• [PROBLEM TO WORK ON]: Transcribe the listing verbatim. Do not carry over any pictures.

• [COLLECTED DATA]:
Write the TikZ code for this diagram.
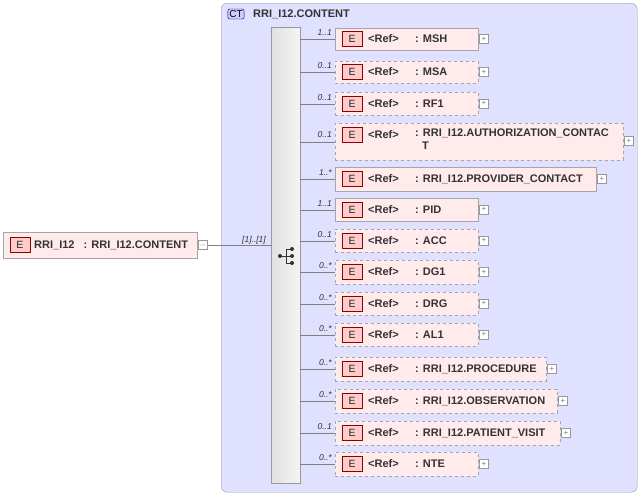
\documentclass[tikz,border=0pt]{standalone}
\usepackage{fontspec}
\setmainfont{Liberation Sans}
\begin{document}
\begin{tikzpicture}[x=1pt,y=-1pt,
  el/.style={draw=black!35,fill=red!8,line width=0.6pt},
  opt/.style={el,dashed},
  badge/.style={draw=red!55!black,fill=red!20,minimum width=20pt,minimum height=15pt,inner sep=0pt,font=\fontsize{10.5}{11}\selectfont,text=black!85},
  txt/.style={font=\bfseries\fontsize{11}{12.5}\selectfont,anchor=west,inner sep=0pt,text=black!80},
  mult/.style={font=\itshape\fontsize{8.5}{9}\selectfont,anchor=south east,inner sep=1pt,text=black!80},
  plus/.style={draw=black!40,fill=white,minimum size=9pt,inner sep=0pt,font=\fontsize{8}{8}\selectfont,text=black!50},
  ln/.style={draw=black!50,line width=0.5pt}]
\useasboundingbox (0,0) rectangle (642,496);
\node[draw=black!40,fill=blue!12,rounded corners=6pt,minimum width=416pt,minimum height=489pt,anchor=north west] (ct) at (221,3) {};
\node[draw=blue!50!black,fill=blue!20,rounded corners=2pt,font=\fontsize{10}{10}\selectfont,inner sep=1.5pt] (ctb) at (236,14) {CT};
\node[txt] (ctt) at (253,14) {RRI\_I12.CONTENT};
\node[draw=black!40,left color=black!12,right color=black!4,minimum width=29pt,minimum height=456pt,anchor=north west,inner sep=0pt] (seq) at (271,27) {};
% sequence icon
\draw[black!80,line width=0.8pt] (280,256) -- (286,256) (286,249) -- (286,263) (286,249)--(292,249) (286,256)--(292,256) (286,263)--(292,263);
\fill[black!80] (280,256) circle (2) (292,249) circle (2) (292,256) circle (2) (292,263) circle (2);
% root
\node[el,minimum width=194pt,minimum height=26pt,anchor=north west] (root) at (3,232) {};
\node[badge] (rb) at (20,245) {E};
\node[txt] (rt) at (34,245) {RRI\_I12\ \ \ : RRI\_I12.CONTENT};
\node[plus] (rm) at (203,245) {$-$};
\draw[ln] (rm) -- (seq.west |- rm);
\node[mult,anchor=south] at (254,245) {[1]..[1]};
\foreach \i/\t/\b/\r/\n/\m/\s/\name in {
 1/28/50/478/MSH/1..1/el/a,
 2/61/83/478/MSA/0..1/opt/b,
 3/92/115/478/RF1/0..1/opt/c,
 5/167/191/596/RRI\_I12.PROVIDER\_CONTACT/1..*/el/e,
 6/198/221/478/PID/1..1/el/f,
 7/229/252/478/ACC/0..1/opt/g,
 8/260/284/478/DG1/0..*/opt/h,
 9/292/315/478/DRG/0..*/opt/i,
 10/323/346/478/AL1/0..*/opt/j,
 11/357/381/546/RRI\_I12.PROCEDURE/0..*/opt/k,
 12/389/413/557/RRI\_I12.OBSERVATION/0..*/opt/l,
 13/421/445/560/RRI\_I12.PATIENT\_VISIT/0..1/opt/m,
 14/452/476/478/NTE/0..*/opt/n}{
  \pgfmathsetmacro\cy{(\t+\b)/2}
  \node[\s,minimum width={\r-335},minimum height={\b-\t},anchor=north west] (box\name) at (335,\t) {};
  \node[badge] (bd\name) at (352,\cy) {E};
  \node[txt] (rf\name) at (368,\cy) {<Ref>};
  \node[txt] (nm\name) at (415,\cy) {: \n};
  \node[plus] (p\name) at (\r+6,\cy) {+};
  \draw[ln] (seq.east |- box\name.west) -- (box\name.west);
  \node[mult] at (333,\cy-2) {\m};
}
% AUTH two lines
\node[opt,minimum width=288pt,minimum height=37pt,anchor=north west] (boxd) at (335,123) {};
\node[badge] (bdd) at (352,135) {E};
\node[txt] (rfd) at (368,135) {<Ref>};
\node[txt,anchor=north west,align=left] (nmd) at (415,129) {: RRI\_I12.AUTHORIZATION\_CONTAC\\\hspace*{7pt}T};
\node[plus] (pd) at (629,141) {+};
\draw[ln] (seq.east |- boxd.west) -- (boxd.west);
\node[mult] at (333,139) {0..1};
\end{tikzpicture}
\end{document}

• [SOLUTION TO THIS EXERCISE]:
Write the TikZ code for this diagram.
\documentclass[tikz,border=0pt]{standalone}
\usepackage{fontspec}
\setmainfont{Liberation Sans}
\begin{document}
\begin{tikzpicture}[x=1pt,y=-1pt,
  el/.style={draw=black!35,fill=red!8,line width=0.6pt},
  opt/.style={el,dashed},
  badge/.style={draw=red!55!black,fill=red!20,minimum width=20pt,minimum height=15pt,inner sep=0pt,font=\fontsize{10.5}{11}\selectfont,text=black!85},
  txt/.style={font=\bfseries\fontsize{11}{12.5}\selectfont,anchor=west,inner sep=0pt,text=black!80},
  mult/.style={font=\itshape\fontsize{8.5}{9}\selectfont,anchor=south east,inner sep=1pt,text=black!80},
  plus/.style={draw=black!40,fill=white,minimum size=9pt,inner sep=0pt,font=\fontsize{8}{8}\selectfont,text=black!50},
  ln/.style={draw=black!50,line width=0.5pt}]
\useasboundingbox (0,0) rectangle (642,496);
\node[draw=black!40,fill=blue!12,rounded corners=6pt,minimum width=416pt,minimum height=489pt,anchor=north west] (ct) at (221,3) {};
\node[draw=blue!50!black,fill=blue!20,rounded corners=2pt,font=\fontsize{10}{10}\selectfont,inner sep=1.5pt] (ctb) at (236,14) {CT};
\node[txt] (ctt) at (253,14) {RRI\_I12.CONTENT};
\node[draw=black!40,left color=black!12,right color=black!4,minimum width=29pt,minimum height=456pt,anchor=north west,inner sep=0pt] (seq) at (271,27) {};
% sequence icon
\draw[black!80,line width=0.8pt] (280,256) -- (286,256) (286,249) -- (286,263) (286,249)--(292,249) (286,256)--(292,256) (286,263)--(292,263);
\fill[black!80] (280,256) circle (2) (292,249) circle (2) (292,256) circle (2) (292,263) circle (2);
% root
\node[el,minimum width=194pt,minimum height=26pt,anchor=north west] (root) at (3,232) {};
\node[badge] (rb) at (20,245) {E};
\node[txt] (rt) at (34,245) {RRI\_I12\ \ \ : RRI\_I12.CONTENT};
\node[plus] (rm) at (203,245) {$-$};
\draw[ln] (rm) -- (seq.west |- rm);
\node[mult,anchor=south] at (254,245) {[1]..[1]};
\foreach \i/\t/\b/\r/\n/\m/\s/\name in {
 1/28/50/478/MSH/1..1/el/a,
 2/61/83/478/MSA/0..1/opt/b,
 3/92/115/478/RF1/0..1/opt/c,
 5/167/191/596/RRI\_I12.PROVIDER\_CONTACT/1..*/el/e,
 6/198/221/478/PID/1..1/el/f,
 7/229/252/478/ACC/0..1/opt/g,
 8/260/284/478/DG1/0..*/opt/h,
 9/292/315/478/DRG/0..*/opt/i,
 10/323/346/478/AL1/0..*/opt/j,
 11/357/381/546/RRI\_I12.PROCEDURE/0..*/opt/k,
 12/389/413/557/RRI\_I12.OBSERVATION/0..*/opt/l,
 13/421/445/560/RRI\_I12.PATIENT\_VISIT/0..1/opt/m,
 14/452/476/478/NTE/0..*/opt/n}{
  \pgfmathsetmacro\cy{(\t+\b)/2}
  \node[\s,minimum width={\r-335},minimum height={\b-\t},anchor=north west] (box\name) at (335,\t) {};
  \node[badge] (bd\name) at (352,\cy) {E};
  \node[txt] (rf\name) at (368,\cy) {<Ref>};
  \node[txt] (nm\name) at (415,\cy) {: \n};
  \node[plus] (p\name) at (\r+6,\cy) {+};
  \draw[ln] (seq.east |- box\name.west) -- (box\name.west);
  \node[mult] at (333,\cy-2) {\m};
}
% AUTH two lines
\node[opt,minimum width=288pt,minimum height=37pt,anchor=north west] (boxd) at (335,123) {};
\node[badge] (bdd) at (352,135) {E};
\node[txt] (rfd) at (368,135) {<Ref>};
\node[txt,anchor=north west,align=left] (nmd) at (415,129) {: RRI\_I12.AUTHORIZATION\_CONTAC\\\hspace*{7pt}T};
\node[plus] (pd) at (629,141) {+};
\draw[ln] (seq.east |- boxd.west) -- (boxd.west);
\node[mult] at (333,139) {0..1};
\end{tikzpicture}
\end{document}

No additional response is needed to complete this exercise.